I certainly don't disagree with you that a lot less bellying up to the trough is a good thing. My post was an attempt to enable that - because generally speaking not going out to work both cuts back on our needs (vehicles, clothing, trips on public transport, electrically lighted office building, etc... I think that is pretty much true for most people) and gives us the time to do other work as well. You may be able to do all those things and have both of you work full time - other single parents have emailed me that *they* do those things and work full time. I think that's great. But it doesn't change the fact that all those exercises in frugality do take some time. I don't know that *I* could do all those things and work full time. I admire those of you who can, but I don't think I could.

For example, I could not have cared for Eric's grandparents at the end of their lives and worked fulltime - they simply needed help more often than that. I could probably grow our food and work full time, but I certainly couldn't enough to barter with our neighbors - and again, it would come out of the time for other things.

The average Keralan doesn't have even 1 car (don't think I'm attacking you - we've still got one too), and mostly stays at home and engages in a local economy, largely domestic. That's not an accident. I don't buy the argument that we can seperate out our jobs and our livelihoods from the project of sustainbility - that our work out feeding the industrial economy doesn't "count." Not only can we not buy things, but we can not help large corporations make profits, and not help our governments wage war.

Now I have no doubt that it is necessary for all of us to make some money - no one takes property tax payments in zucchini - and that the degree to which we can disengage is limited for all of us by all sorts of circumstances - what we have to do to get homes, our dependents, adult and child, our physical abilities and energy levels, our family structure - some can do more, some can do less, but none completely free. But every dime we don't earn cuts down on our buying (unless you have a scarier relationship with credit than I choose), and every bit of profit you don't earn for some company is money that doesn't feed the economy. And if your accusation that I was mostly talking about rich, white people with two stable careers and kids - well, aren't they the worst offenders in terms of consumption and waste? I think getting some of them (and some of everyone else) to stop working, stop helping their companies make profits, stop buying things and stop putting their kids in industrial profit sources like daycare and schools is ultimately beneficial to the larger project of sustainability - and that wasn't even my major point.

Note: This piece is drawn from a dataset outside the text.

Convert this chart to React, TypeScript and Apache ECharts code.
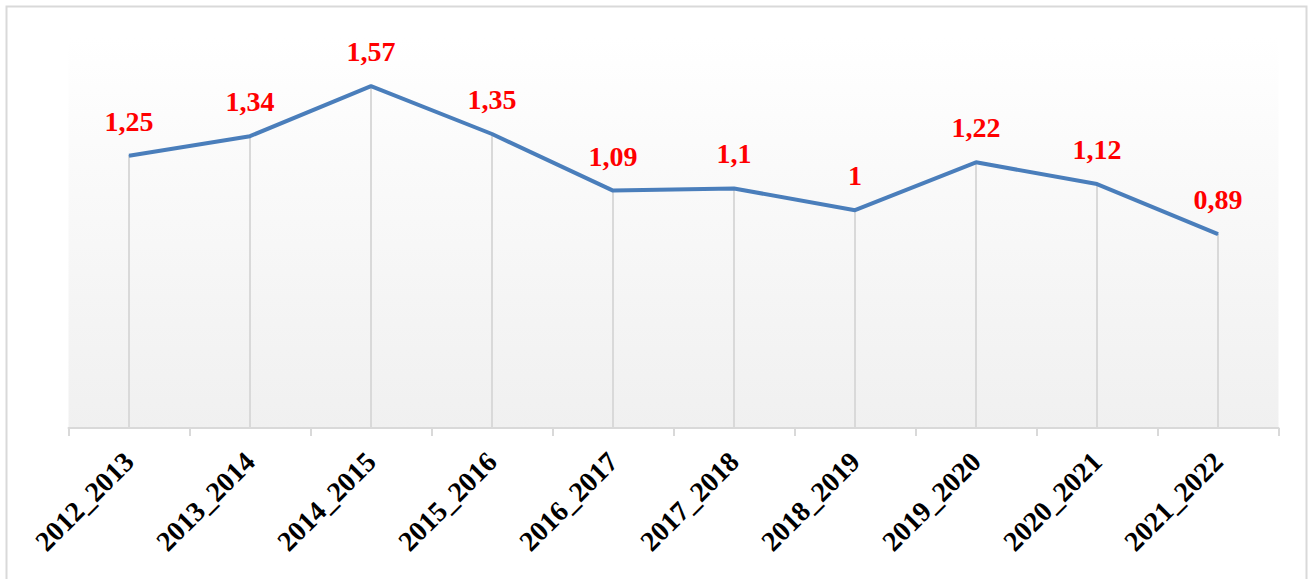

I emphasize the domestic, in part because that's where I work, in part because I think it is heavily underestimated, and in part because I think not going places is pretty much the only good option out there (and what we're going to end up doing anyway), so you might as well like home and make it productive. What alternative would you suggest to focusing on the domestic? I don't expect most jobs to be there, I don't expect most forms of transport to be there. So what else will people do?

You seem to think I'm on the "At Home Mom" side of the Mommy Wars, rather than the "everyone should disengage as much as possible for the sake of the kids." I don't think that's true. On the other hand, I think any parent of either sex who doesn't like being at home with their kids should get the heck over it and figure out a way to learn to like it, or when the economy crashes, they'll be very, very unhappy. I don't buy the argument that there's anything inherently unpleasant about raising children that you love and chose to have or adopt, and I do think we can choose what we like to a large degree. So why be unhappy? Why not learn to like caring for your kids - when your job disappears, you'll be doing it anyway, and we ought to stop feeding the industrial economy - daycare and adult care are big business.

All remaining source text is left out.